The irony of these drives, born out of the belief that prostitution was a form of slavery that needed to be ‘abolished’ as chattel slavery had been before it, was that their methods began to look very similar to the regulated systems that they had so despised. In order to shut down brothels, local councils had first to prove that ‘common prostitutes’ used them. To do this they implemented systems of surveillance not unlike those used by the ‘morals police’ in places where brothels were registered, rather than criminalised. They did not seek evidence that the brothel in question was exploitative: that it existed was evidence enough of its exploitation.
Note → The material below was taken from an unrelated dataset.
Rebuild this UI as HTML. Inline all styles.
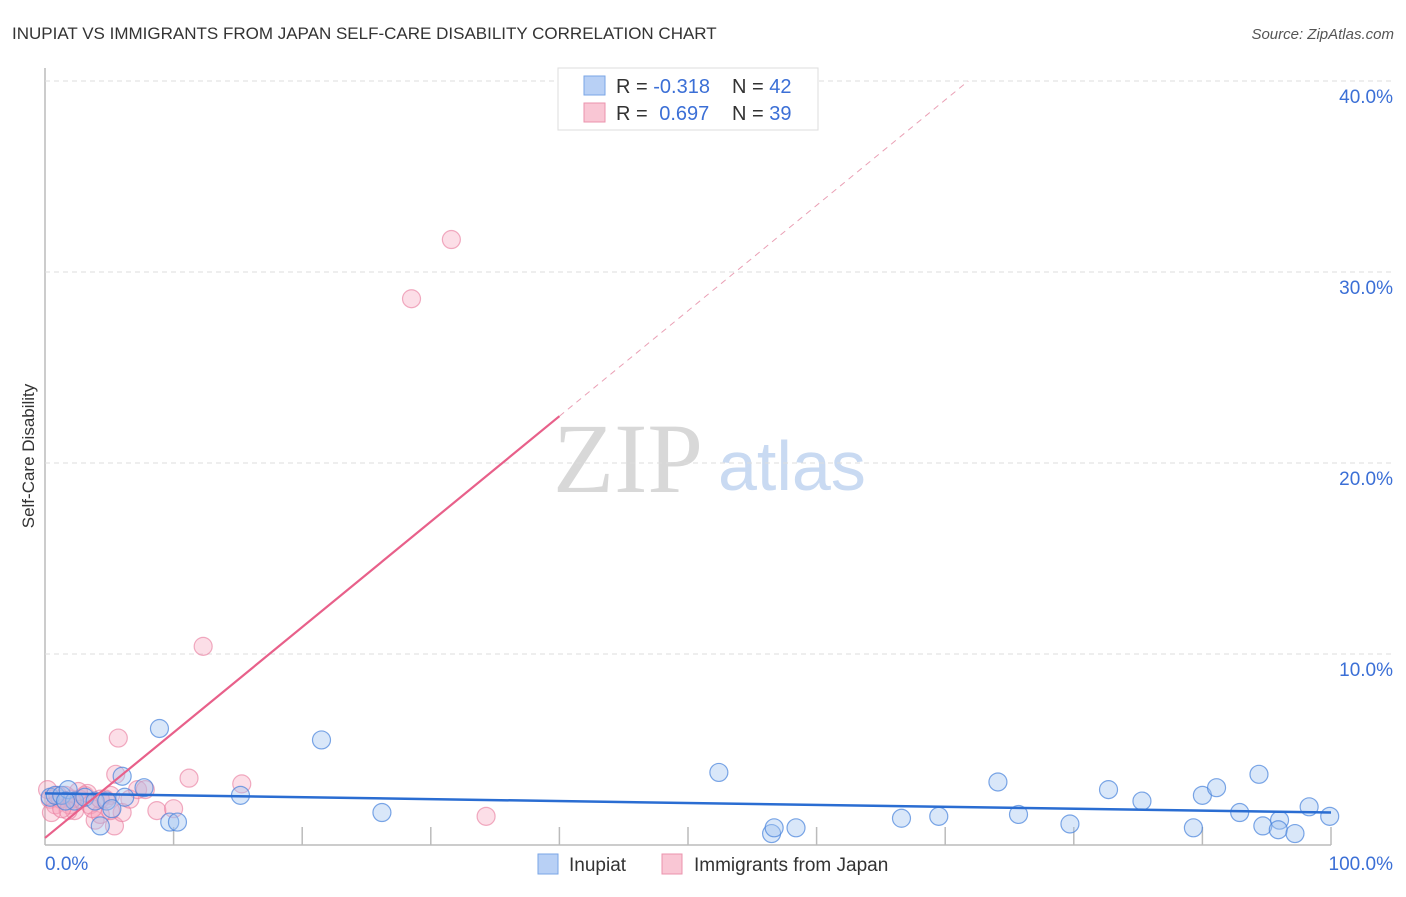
<!DOCTYPE html>
<html><head><meta charset="utf-8"><style>
body{margin:0;background:#fff;font-family:"Liberation Sans",sans-serif;}
</style></head><body>
<svg id="chart" width="1406" height="892" font-family="Liberation Sans, sans-serif">
<text x="12" y="39" font-size="17" fill="#333">INUPIAT VS IMMIGRANTS FROM JAPAN SELF-CARE DISABILITY CORRELATION CHART</text>
<text x="1394" y="39" font-size="15" fill="#555" font-style="italic" text-anchor="end">Source: ZipAtlas.com</text>
<text x="34" y="456" font-size="17" fill="#333" text-anchor="middle" transform="rotate(-90 34 456)">Self-Care Disability</text>
<text x="553" y="492" font-size="100" fill="#d8d8d8" style="font-family:'Liberation Serif',serif">ZIP</text>
<text x="718" y="490" font-size="70" fill="#c9daf2">atlas</text>
<g id="grid"></g><g id="pts"></g><g id="lines"></g>
<g>
<rect x="558" y="68" width="260" height="62" fill="#fff" stroke="#ddd"/>
<rect x="584" y="76" width="21" height="19" fill="#b8d0f5" stroke="#7aa6e6"/>
<rect x="584" y="103" width="21" height="19" fill="#f9c6d4" stroke="#eb93ad"/>
<text x="616" y="93" font-size="20" fill="#333">R = <tspan fill="#3b6fd6">-0.318</tspan></text>
<text x="732" y="93" font-size="20" fill="#333">N = <tspan fill="#3b6fd6">42</tspan></text>
<text x="616" y="120" font-size="20" fill="#333">R = <tspan fill="#3b6fd6" dx="6">0.697</tspan></text>
<text x="732" y="120" font-size="20" fill="#333">N = <tspan fill="#3b6fd6">39</tspan></text>
</g>
<g>
<rect x="538" y="854" width="20" height="20" fill="#b8d0f5" stroke="#7aa6e6"/>
<text x="569" y="871" font-size="19" fill="#333">Inupiat</text>
<rect x="662" y="854" width="20" height="20" fill="#f9c6d4" stroke="#eb93ad"/>
<text x="694" y="871" font-size="19" fill="#333">Immigrants from Japan</text>
</g>
</svg>
<script>
const yTicks=[10,20,30,40];
const xTickLabels=["0.0%","100.0%"];
const inupiatX=[0.4,0.8,1.3,1.8,2.3,3.1,3.9,4.3,4.8,5.2,6.0,6.2,7.7,8.9,9.7,10.3,15.2,21.5,26.2,52.4,56.5,56.7,58.4,66.6,69.5,74.1,75.7,79.7,82.7,85.3,89.3,90.0,91.1,92.9,94.4,94.7,96.0,95.9,97.2,98.3,99.9,1.6];
const inupiatY=[2.5,2.6,2.6,2.9,2.3,2.5,2.3,1.0,2.3,1.9,3.6,2.5,3.0,6.1,1.2,1.2,2.6,5.5,1.7,3.8,0.6,0.9,0.9,1.4,1.5,3.3,1.6,1.1,2.9,2.3,0.9,2.6,3.0,1.7,3.7,1.0,1.3,0.8,0.6,2.0,1.5,2.3];
const japanX=[0.2,0.4,0.8,1.2,1.6,1.9,2.3,2.7,3.1,3.5,3.9,4.3,4.7,5.1,5.4,5.7,5.5,6.0,6.6,7.2,7.8,8.7,10.0,11.2,12.3,15.3,28.5,31.6,34.3,1.0,2.1,3.3,3.7,2.6,4.3,1.8,0.5,5.1,1.3];
const japanY=[2.9,2.4,2.1,2.4,2.6,2.1,1.8,2.4,2.6,2.1,1.3,1.6,2.4,2.6,1.0,5.6,3.7,1.7,2.4,2.9,2.9,1.8,1.9,3.5,10.4,3.2,28.6,31.7,1.5,2.6,2.4,2.7,1.9,2.8,2.4,1.8,1.7,1.8,1.9];
const blueFit=[2.7,1.7];
const pinkFit=[0.37,0.552];
const sx=v=>45+v*12.86, sy=v=>845-v*19.1;
const NS="http://www.w3.org/2000/svg";
function mk(t,a,p){const e=document.createElementNS(NS,t);for(const k in a)e.setAttribute(k,a[k]);document.getElementById(p).appendChild(e);return e;}
let e;
e=mk('line',{x1:45,y1:68,x2:45,y2:845,stroke:'#bbb','stroke-width':1.5},'grid');


e=mk('line',{x1:45,y1:845,x2:1331,y2:845,stroke:'#bbb','stroke-width':1.5},'grid');


for(let i=1;i<=10;i++){e=mk('line',{x1:sx(i*10),y1:827,x2:sx(i*10),y2:845,stroke:'#bbb','stroke-width':1.5},'grid');

}
yTicks.forEach(v=>{e=mk('line',{x1:45,y1:sy(v),x2:1394,y2:sy(v),stroke:'#ddd','stroke-dasharray':'5,4'},'grid');


e=mk('text',{x:1393,y:sy(v)+22,'font-size':19,fill:'#3b6fd6','text-anchor':'end'},'grid');e.textContent=v.toFixed(1)+'%';

});
e=mk('text',{x:45,y:870,'font-size':19,fill:'#3b6fd6'},'grid');e.textContent=xTickLabels[0];


e=mk('text',{x:1393,y:870,'font-size':19,fill:'#3b6fd6','text-anchor':'end'},'grid');e.textContent=xTickLabels[1];


japanX.forEach((x,i)=>{e=mk('circle',{cx:sx(x),cy:sy(japanY[i]),r:9,fill:'rgba(245,160,185,0.35)',stroke:'rgba(232,120,155,0.6)','stroke-width':1.2},'pts');

});
inupiatX.forEach((x,i)=>{e=mk('circle',{cx:sx(x),cy:sy(inupiatY[i]),r:9,fill:'rgba(160,195,240,0.4)',stroke:'rgba(70,130,220,0.7)','stroke-width':1.2},'pts');

});
e=mk('line',{x1:sx(0),y1:sy(blueFit[0]),x2:sx(100),y2:sy(blueFit[1]),stroke:'#2a6dd2','stroke-width':2.5},'lines');


const pf=x=>pinkFit[0]+pinkFit[1]*x;
e=mk('line',{x1:sx(0),y1:sy(pf(0)),x2:sx(40),y2:sy(pf(40)),stroke:'#e8608a','stroke-width':2.2},'lines');


const xe=(40-pinkFit[0])/pinkFit[1];
e=mk('line',{x1:sx(40),y1:sy(pf(40)),x2:sx(xe),y2:sy(40),stroke:'#eaa0b5','stroke-width':1,'stroke-dasharray':'6,5'},'lines');


</script>
</body></html>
In order to clear the streets of women soliciting sex, police turned to anti-solicitation laws. These required law enforcement to prove that a woman on the street was a ‘common prostitute’ and was annoying people around her. This meant that police kept extensive registers of women who they believed were prostitutes, just as the police in regulated systems did. A police officer’s record of a woman’s presence in the street was sufficient to label her as a prostitute, and her first conviction secured this identity forever. Moreover, because police rarely needed to present actual evidence of soliciting, annoyance, or disturbing the peace, women who had been labelled as prostitutes were left vulnerable to arrest any time they were in public. This was exactly the same as regulated systems, which prohibited ‘prostitutes’ from being in public during certain times. The discourse of prostitution-as-slavery allowed for blanket legislation and policies that returned to the question of moral absolutes—good vs. bad women—and the mechanisms through which the state and society could tell them apart.

Unconstitutional criminalisation

For those who had found the most meaning in the emphasis on women’s constitutional rights, these developments were horrifying. While they certainly did not celebrate the existence of prostitution, they fervently opposed the criminalisation of commercial sex which, they felt, could only be achieved through ‘grave injustice’ and a disturbing increase of arbitrary police power. They opposed all laws that made prostitution an exception. Why was there a specific law against street solicitation, when a general law against disturbing the peace would be more fair? Why were prostitutes singled out as women to be denied entry to countries or deported? Why were people proposing laws that criminalised the purchase of sex when states were not using the arsenal of existing laws against sexual assault to protect all women and children from abuse? This second camp still called themselves abolitionists, but they sought to abolish what they called ‘laws of exception’. They understood that abolishing prostitution itself would not be achieved through criminal law, but rather through an improved standard of living and social and economic equality for women worldwide.

The other ironic outcome of the criminalisation drives that emerged from the prostitution-as-slavery discourses of the late nineteenth century is only truly visible with historical hindsight. Women were kicked out of brothels and often rendered homeless. Women were forced into a revolving door of the criminal justice system when they solicited on the street. No programmes were put in place other than paltry and unrealistic forms of ‘rescue’ and ‘rehabilitation’ (much like, in fact, the programmes for ‘freed’ slaves of the Caribbean and, later, the United States). No attempt was made to overturn underlying systems of labour exploitation that, in the name of securing cheap consumer goods, left many women unable to earn a decent wage at low-skilled work. Indeed, many early socialists also understood prostitution as a form of slavery, but the slave holders were not the clients who bought sex but rather the factory owners and middle-class consumers who ensured that these exploitative systems perpetuated.

For many women selling sex, the answer to criminalisation and few alternative labour options was to turn to third parties to help them avoid the law, and to conduct business in more furtive ways. The second half of the twentieth century, which witnessed a rise in third-party control, abuse, and client violence is, with deep irony, a direct product of that noble campaign to end the ‘slavery’ of prostitution.